--- Your task ---
Count the lines below that contain the word "code", and give only that number.

--- Data extracted from a collection ---

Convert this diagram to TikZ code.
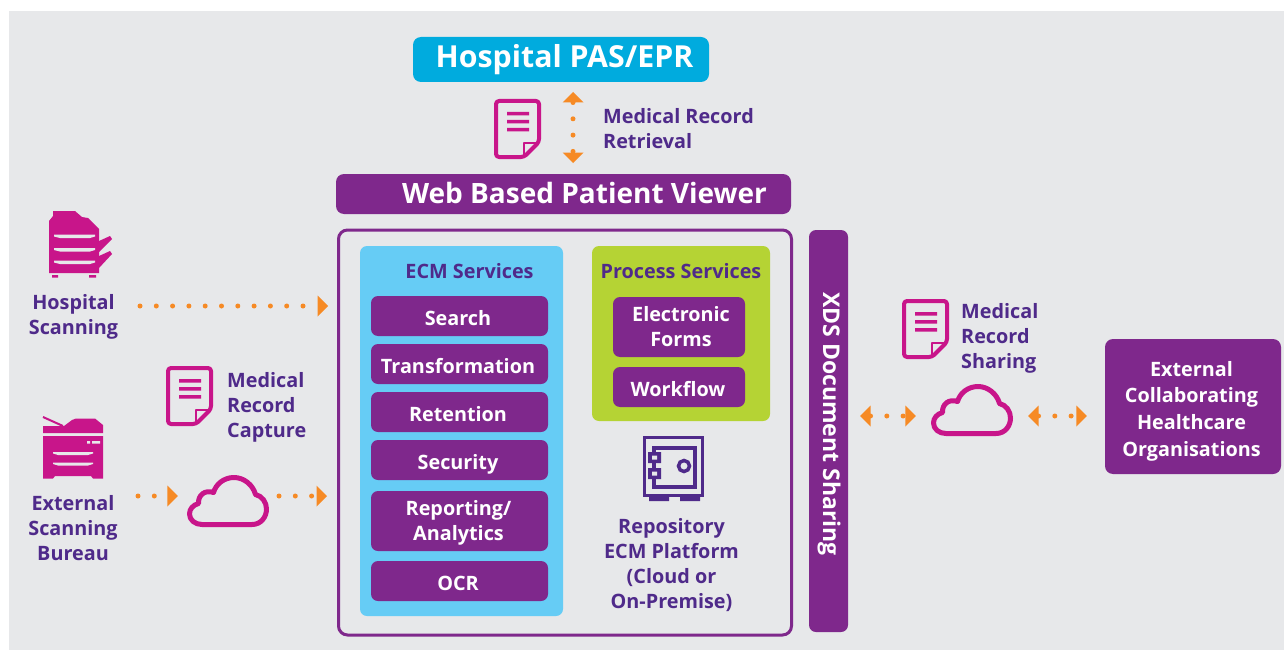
\documentclass[tikz,border=0pt]{standalone}
\usepackage{fontspec}
\setmainfont{Open Sans}
\usetikzlibrary{arrows.meta}
\definecolor{bgc}{HTML}{E7E8EA}
\definecolor{mag}{HTML}{C8158A}
\definecolor{ink}{HTML}{4F2A8A}
\definecolor{pur}{HTML}{7F288C}
\definecolor{sky}{HTML}{00ABDE}
\definecolor{lsky}{HTML}{66CCF5}
\definecolor{lime}{HTML}{B5D334}
\definecolor{org}{HTML}{F68A25}
\tikzset{
  x=1pt,y=-1pt,
  fs/.style={font=\fontsize{#1}{25pt}\selectfont\bfseries},
  lab/.style={text=ink,fs=19.8pt,align=center,inner sep=0pt},
  labl/.style={text=ink,fs=19.8pt,align=left,inner sep=0pt,anchor=north west},
  btnbox/.style={fill=pur,rounded corners=7pt,inner sep=0pt},
  btn/.style={btnbox,text=white,fs=19.8pt,text height=19pt,text depth=0pt},
  btntxt/.style={text=white,fs=19.8pt,align=center,inner sep=0pt},
  flow/.style={draw=org,line width=5pt,line cap=round,dash pattern=on 0pt off 16.3pt},
  oneway/.style={flow,-{Triangle[length=10.5pt,width=21pt,line width=0pt,fill=org]}},
  twoway/.style={flow,{Triangle[length=10.5pt,width=21pt,line width=0pt,fill=org]}-{Triangle[length=10.5pt,width=21pt,line width=0pt,fill=org]}},
  pics/docicon/.style={code={
    \draw[mag,line width=4pt,rounded corners=3pt,fill=none,line join=round]
      (2,2) -- (45,2) -- (45,43) -- (30,58) -- (2,58) -- cycle;
    \draw[mag,line width=2pt,line join=round] (30,57) -- (30,44) -- (44,44);
    \fill[mag] (13,13) rectangle (35,16.5) (13,21) rectangle (35,24.5) (13,29) rectangle (35,32.5);
  }},
  pics/cloudicon/.style={code={
    \draw[mag,line width=5pt,line join=round]
      (15,49.5) -- (65,49.5) .. controls (74,49.5) and (79.5,42) .. (79.5,34)
      .. controls (79.5,27) and (75,21) .. (68.5,19.5)
      .. controls (66,10) and (57,2.5) .. (47,2.5)
      .. controls (37,2.5) and (29,9) .. (26.5,17.5)
      .. controls (18,14.5) and (11,20) .. (11.5,28.5)
      .. controls (6,30) and (2.5,34) .. (2.5,39)
      .. controls (2.5,45) and (8,49.5) .. (15,49.5) -- cycle;
  }},
}
\begin{document}
\begin{tikzpicture}
\useasboundingbox (0,0) rectangle (1284,650);
\fill[bgc] (9,11) rectangle (1284,650);

% top bars
\node[fill=sky,rounded corners=8pt,minimum width=296pt,minimum height=45pt,inner sep=0pt] (pas) at (561,59.5) {};
\node[text=white,fs=30.3pt,inner sep=0pt] (pastxt) at (564.5,60) {Hospital PAS/EPR};
\node[fill=pur,rounded corners=8pt,minimum width=455pt,minimum height=40pt,inner sep=0pt] (web) at (563.5,194) {};
\node[text=white,fs=28pt,inner sep=0pt] (webtxt) at (584.5,193) {Web Based Patient Viewer};

% frame and panels
\node[draw=pur,line width=3pt,rounded corners=9pt,minimum width=453pt,minimum height=405pt,inner sep=0pt] (frame) at (565,432.5) {};
\node[fill=lsky,rounded corners=7pt,minimum width=203pt,minimum height=370pt,inner sep=0pt] (ecm) at (461.5,431) {};
\node[fill=lime,rounded corners=7pt,minimum width=178pt,minimum height=175pt,inner sep=0pt] (proc) at (681,333.5) {};
\node[text=ink,fs=19.8pt,inner sep=0pt] (ecmt) at (469.5,271) {ECM Services};
\node[text=ink,fs=19.8pt,inner sep=0pt] (proct) at (681,271) {Process Services};

\node[btn,minimum width=177pt,minimum height=40pt] (b1) at (459.5,316) {Search\hspace*{3pt}};
\node[btn,minimum width=177pt,minimum height=40pt] (b2) at (459.5,364) {Transformation\hspace*{3pt}};
\node[btn,minimum width=177pt,minimum height=40pt] (b3) at (459.5,412) {Retention\hspace*{3pt}};
\node[btn,minimum width=177pt,minimum height=40pt] (b4) at (459.5,460) {Security\hspace*{3pt}};
\node[btnbox,minimum width=177pt,minimum height=60pt] (b5) at (459.5,521) {};
\node[btntxt] (b5t) at (458.5,522.5) {Reporting/\\Analytics};
\node[btn,minimum width=177pt,minimum height=40pt] (b6) at (459.5,581) {OCR\hspace*{3pt}};
\node[btnbox,minimum width=132pt,minimum height=60pt] (p1) at (679,327) {};
\node[btntxt] (p1t) at (681,326.5) {Electronic\\Forms};
\node[btn,minimum width=132pt,minimum height=40pt] (p2) at (679,387) {Workflow\hspace*{2pt}};

% safe
\begin{scope}[ink]
\draw[line width=3pt] (644.5,437.5) rectangle (702.5,495.5);
\draw[line width=3.5pt] (654,448) rectangle (695,487);
\fill (649,497) rectangle (669,501) (680,497) rectangle (700,501);
\fill (648,452) rectangle (661,463) (648,468) rectangle (661,479);
\fill[bgc] (652,455.5) rectangle (657,459.5) (652,471.5) rectangle (657,475.5);
\draw[line width=3.5pt] (684,466) circle (5.5);
\end{scope}
\node[lab] (repo) at (671.5,565) {Repository\\ECM Platform\\(Cloud or\\On-Premise)};

% XDS
\node[fill=pur,rounded corners=7pt,minimum width=39pt,minimum height=402pt,inner sep=0pt] (xds) at (828.5,431) {};
\node[text=white,fs=23pt,inner sep=0pt,rotate=-90] (xdst) at (829,424) {XDS Document Sharing};

% external
\node[fill=pur,rounded corners=8pt,minimum width=176pt,minimum height=135pt,inner sep=0pt] (ext) at (1193,406.5) {};
\node[text=white,font=\fontsize{19.8pt}{26.7pt}\selectfont\bfseries,align=center,inner sep=0pt] (extt) at (1191.5,411) {External\\Collaborating\\Healthcare\\Organisations};

% icons
\pic at (494,99) {docicon};
\pic at (166,366) {docicon};
\pic at (902,299) {docicon};
\node[minimum width=82pt,minimum height=52pt,inner sep=0pt] (c1) at (228,501) {};
\node[minimum width=82pt,minimum height=52pt,inner sep=0pt] (c2) at (972,410) {};
\pic at (187,475) {cloudicon};
\pic at (931,384) {cloudicon};

% printer 1
\fill[mag] (53,211) -- (75,211) -- (82,217) -- (88,218) -- (99,229) -- (99,273) -- (49,273) -- (49,221) -- (53,216) -- cycle;
\fill[mag] (99,241) -- (110,236) -- (112,239) -- (99,252) -- cycle;
\fill[mag] (99,256) -- (110,251) -- (112,254) -- (99,268) -- cycle;
\fill[mag] (52,275) rectangle (58,277.5) (89,275) rectangle (96,277.5);
\fill[bgc] (54,234.5) -- (95,234.5) -- (95,236.5) -- (90,238) -- (60,238) -- (54,236.5) -- cycle;
\fill[bgc] (54,248) -- (95,248) -- (95,250) -- (90,251.5) -- (60,251.5) -- (54,250) -- cycle;
\fill[bgc] (54,260.5) -- (95,260.5) -- (95,262.5) -- (90,264) -- (60,264) -- (54,262.5) -- cycle;

% printer 2
\draw[mag,line width=2pt] (43,417) -- (63,426);
\fill[mag] (43,433) -- (43,426) -- (64,426) -- (72,420) -- (76,418.5) -- (95,418.5) -- (103,425) -- (103,433) -- cycle;
\fill[mag] (43,436) -- (103,436) -- (103,478.5) -- (93,478.5) -- (91,476) -- (55,476) -- (53,478.5) -- (43,478.5) -- cycle;
\fill[bgc] (87,441) rectangle (90,443.5) (92,441) rectangle (100,443.5);
\fill[bgc] (53,452) -- (93,452) -- (93,453.5) -- (88,455) -- (58,455) -- (53,453.5) -- cycle;
\fill[bgc] (53,462.5) -- (93,462.5) -- (93,464) -- (88,465.5) -- (58,465.5) -- (53,464) -- cycle;

% labels
\node[lab] (hs) at (73.5,316.5) {Hospital\\Scanning};
\node[lab] (eb) at (73,528) {External\\Scanning\\Bureau};
\node[labl] (lcap) at (227,372) {Medical\\Record\\Capture};
\node[labl] (lret) at (603,108) {Medical Record\\Retrieval};
\node[labl] (lsha) at (961,303) {Medical\\Record\\Sharing};

% connectors
\coordinate (hsout) at (140,306);
\coordinate (ebout) at (138,496);
\coordinate (c1out) at (279,496);
\coordinate (docup) at (573,92);
\coordinate (docdn) at (573,163);
\coordinate (xdsr) at (860,416);
\coordinate (c2r) at (1028,416);
\draw[oneway,shorten >=9pt] (hsout) -- (hsout -| frame.west);
\draw[oneway,shorten >=9pt] (ebout) -- (ebout -| c1.west);
\draw[oneway,shorten >=10pt] (c1out) -- (c1out -| frame.west);
\draw[twoway] (docup) -- (docdn);
\draw[twoway,shorten >=15pt] (xdsr) -- (xdsr -| c2.west);
\draw[twoway,shorten >=18pt] (c2r) -- (c2r -| ext.west);
\end{tikzpicture}
\end{document}
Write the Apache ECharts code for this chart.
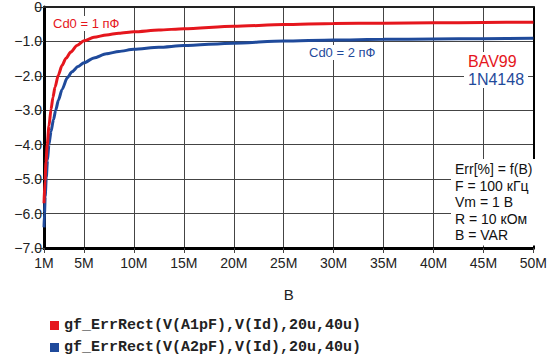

--- Final result ---
4